Hay tres hechos que han marcado el devenir de la humanidad
desde la noche de los tiempos: El descubrimiento del fuego, la invención de la
rueda y la organización de los ayuntamientos. El primero condicionó la habitabilidad de los espacios y
mejoró la dieta, con la consiguiente adaptación a lugares hostiles y aceleró su
evolución como especie; el segundo inauguró el concepto de la tecnología que no
ha dejado de mejorar nuestras condiciones de vida hasta nuestro días y, el
tercero…, el tercero lleva sin cambiar en su sustancia y estructura básica
desde los tiempos de los romanos, sus creadores.
Aparentemente, el Bobierno ha emprendido una iniciativa para
introducir cambios en la administración local (que también incluye estructuras
supramunicipales, como las mancomunidades, o provinciales, como las
diputaciones); no obstante, el nudo gordiano de la administración local reside
en los ayuntamientos y es ahí donde debe radicarse la base de cualquier mejora
que se vaya a introducir. Mucho me
temo que, una vez mas, se va a desperdiciar una magnífica oportunidad de
modernizar las estructuras administrativas con el único interés de adelgazar su
coste económico. Esta opción es
manifiestamente miope y no abordará en serio los problemas que, cada día,
afrontamos administración y administrados como los dos mundos paralelos que
conviven tras el Espejo de Alicia.
Hemos oído mil veces que los ayuntamientos deben abrir sus
puertas para que los ciudadanos entremos, participemos y nos impliquemos en
primera persona en los asuntos que afectan al común de la ciudadanía, lo que de
ha dado en denominar Empoderamiento.
Bien, muy bien; pero cualquier iniciativa en ese sentido se ha visto
frenada en seco por las resistencias numantinas de, por un lado, políticos
cortoplacistas con un miedo cerval a perder cuota de poder y, por otro no menos
importante, de técnicos esclerotizados que sólo ponen trabas y complicaciones
grotescas con el pueril argumento de que el ciudadano no tiene ni idea de lo que
pretende y les va a hacer trabajar más.
Una reforma de la administración local debe eliminar de raíz estas
resistencias legislando a favor de la participación.

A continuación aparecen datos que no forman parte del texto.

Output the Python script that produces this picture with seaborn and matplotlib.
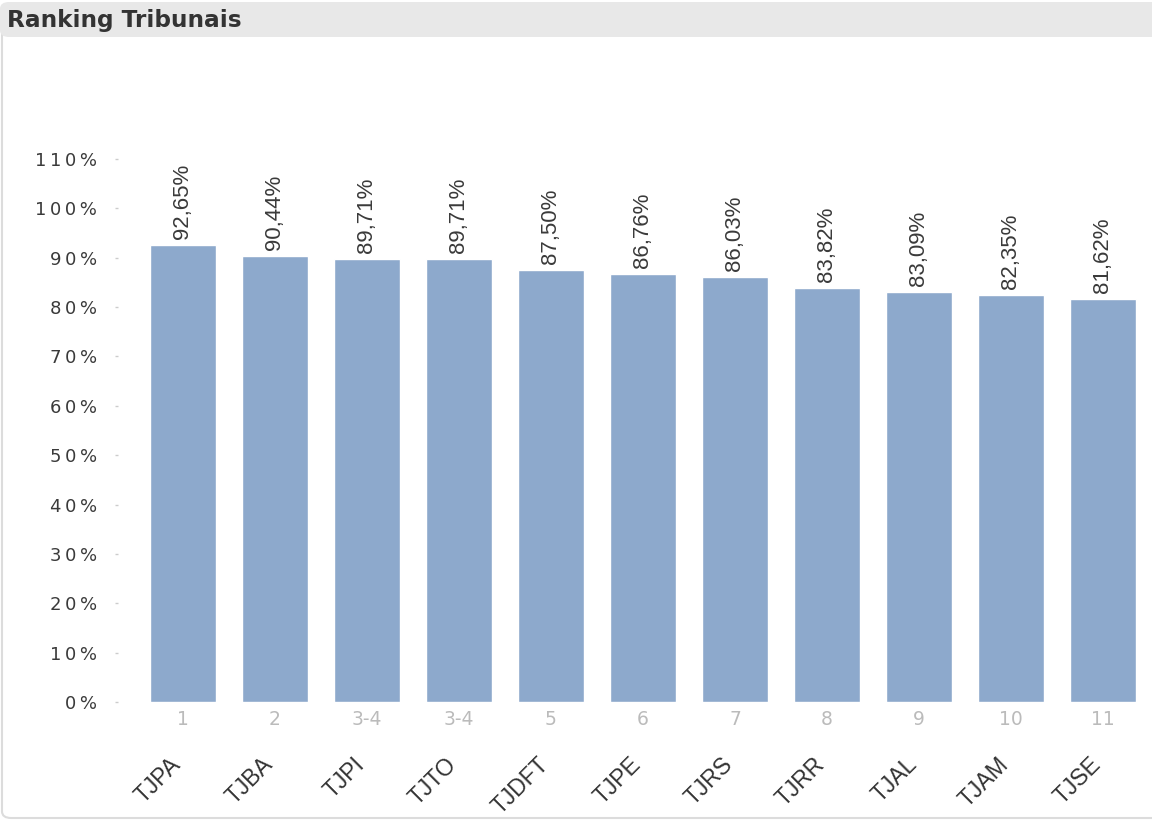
import matplotlib
matplotlib.use("Agg")
import matplotlib.pyplot as plt
import matplotlib.transforms as mtransforms
from matplotlib.patches import FancyBboxPatch
import seaborn as sns
import pandas as pd

sns.set_theme(style="white")
plt.rcParams['font.family'] = ['DejaVu Sans']

# data
tribunais = ["TJPA", "TJBA", "TJPI", "TJTO", "TJDFT", "TJPE", "TJRS", "TJRR", "TJAL", "TJAM", "TJSE"]
ranks = ["1", "2", "3-4", "3-4", "5", "6", "7", "8", "9", "10", "11"]
percentuais = [92.65, 90.44, 89.71, 89.71, 87.50, 86.76, 86.03, 83.82, 83.09, 82.35, 81.62]
yticks = [0, 10, 20, 30, 40, 50, 60, 70, 80, 90, 100, 110]

df = pd.DataFrame({"tribunal": tribunais, "pct": percentuais})

THIN = "\u2009"


def spaced(s):
    return THIN.join(s)


W, H = 1152, 826
fig = plt.figure(figsize=(W / 100, H / 100), dpi=100)

# panel frame and title bar
frame = FancyBboxPatch((2 / W, 8 / H), (W + 20) / W, (H - 14) / H,
                       boxstyle="round,pad=0,rounding_size=0.008",
                       transform=fig.transFigure, facecolor="white",
                       edgecolor="#dcdcdc", linewidth=1.5, zorder=-2)
fig.patches.append(frame)
bar = FancyBboxPatch((0, (H - 37) / H), (W + 20) / W, 35 / H,
                     boxstyle="round,pad=0,rounding_size=0.008",
                     transform=fig.transFigure, facecolor="#e8e8e8",
                     edgecolor="none", zorder=-1)
fig.patches.append(bar)
fig.text(7 / W, (H - 21) / H, "Ranking Tribunais", fontsize=16.7, fontweight="bold",
         color="#333333", va="center", ha="left")

# axes: 92 px per category, left edge at x=118, y 0..110 between 702 and 159
ax_left, ax_right = 118, 1152
ax_bottom, ax_top = 702, 159
ax = fig.add_axes([ax_left / W, (H - ax_bottom) / H,
                   (ax_right - ax_left) / W, (ax_bottom - ax_top) / H])
ax.patch.set_alpha(0)

sns.barplot(data=df, x="tribunal", y="pct", color="#8da9cc", saturation=1,
            width=0.717, ax=ax)

ax.set_xlim(-65 / 92, -65 / 92 + (ax_right - ax_left) / 92)
ax.set_ylim(0, 110)
for s in ax.spines.values():
    s.set_visible(False)

ax.set_yticks(yticks)
ax.set_yticklabels([spaced(f"{t}%") for t in yticks], fontsize=13, color="#3a3a3a")
ax.tick_params(axis="y", length=2, width=1, color="#cccccc", pad=13, left=True)

ax.set_xticks(range(len(ranks)))
ax.set_xticklabels(ranks, fontsize=13.5, color="#bbbbbb")
ax.tick_params(axis="x", length=0, pad=6)
ax.set_xlabel("")
ax.set_ylabel("")

# value labels above bars
up = mtransforms.ScaledTranslation(0, 6 / 100, fig.dpi_scale_trans)
for i, v in enumerate(percentuais):
    ax.text(i, v, f"{v:.2f}%".replace(".", ","), rotation=90, ha="center", va="bottom",
            fontsize=16, family="Liberation Sans", color="#3a3a3a",
            transform=ax.transData + up)

# tribunal names, rotated
down = mtransforms.ScaledTranslation(-14 / 100, -51 / 100, fig.dpi_scale_trans)
for i, name in enumerate(tribunais):
    ax.text(i, 0, name, rotation=45, rotation_mode="anchor", ha="right", va="top",
            fontsize=16.5, family="Liberation Sans", color="#333333",
            transform=ax.get_xaxis_transform() + down)

plt.savefig("out.png", dpi=100)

Unas puertas abiertas no sirven sólo para entrar, también
franquean la salida. Los regidores
deben salir a la calle, convivir con sus vecinos, conocer sus problemas a pie
de obra y, de la mano con ellos, pergeñar las mejores soluciones posibles. Este asunto se afronta mediante una
descentralización real de la administración que, hasta ahora, no se ha abordado;
ha habido tímidos intentos, más cosméticos que efectivos, que se han quedado en
una desconcentración formal que no ha satisfecho a nadie. Un ayuntamiento que se precie debe
tener una estructura reticular: En
un sentido, debe estar dividido en áreas temáticas, a su vez, repartidas en
concejalías responsables de esos asuntos y, en otro sentido (del que adolece
ahora), debe tener una división geográfica, transversal y participada, que dote
a cada barrio de referentes claros, tanto políticos como ciudadanos, apoyados
sobre un engranaje técnico que resuelva los problemas en vez de crearlos.
Si sólo pretenden abaratar el coste de los ayuntamientos hay
dos fórmulas infalibles: Afrontar desde otros niveles de la administración las
competencias que las ciudades asumen porque no hay nadie más que lo haga, sin
estar habilitadas para ello, y que suponen un sobre coste descomunal y
transparencia total en todas sus actuaciones para evitar “tentaciones
indeseadas” amparadas en la opacidad administrativa.
Si se quiere, verdaderamente, modernizar todos sus
estamentos y dotarles de una organización eficaz y eficiente a largo plazo, la
ciudadanía tiene (tenemos) mucho que decir pero, para abrir las puertas,
primero deben abrir los oídos. Ahí estamos.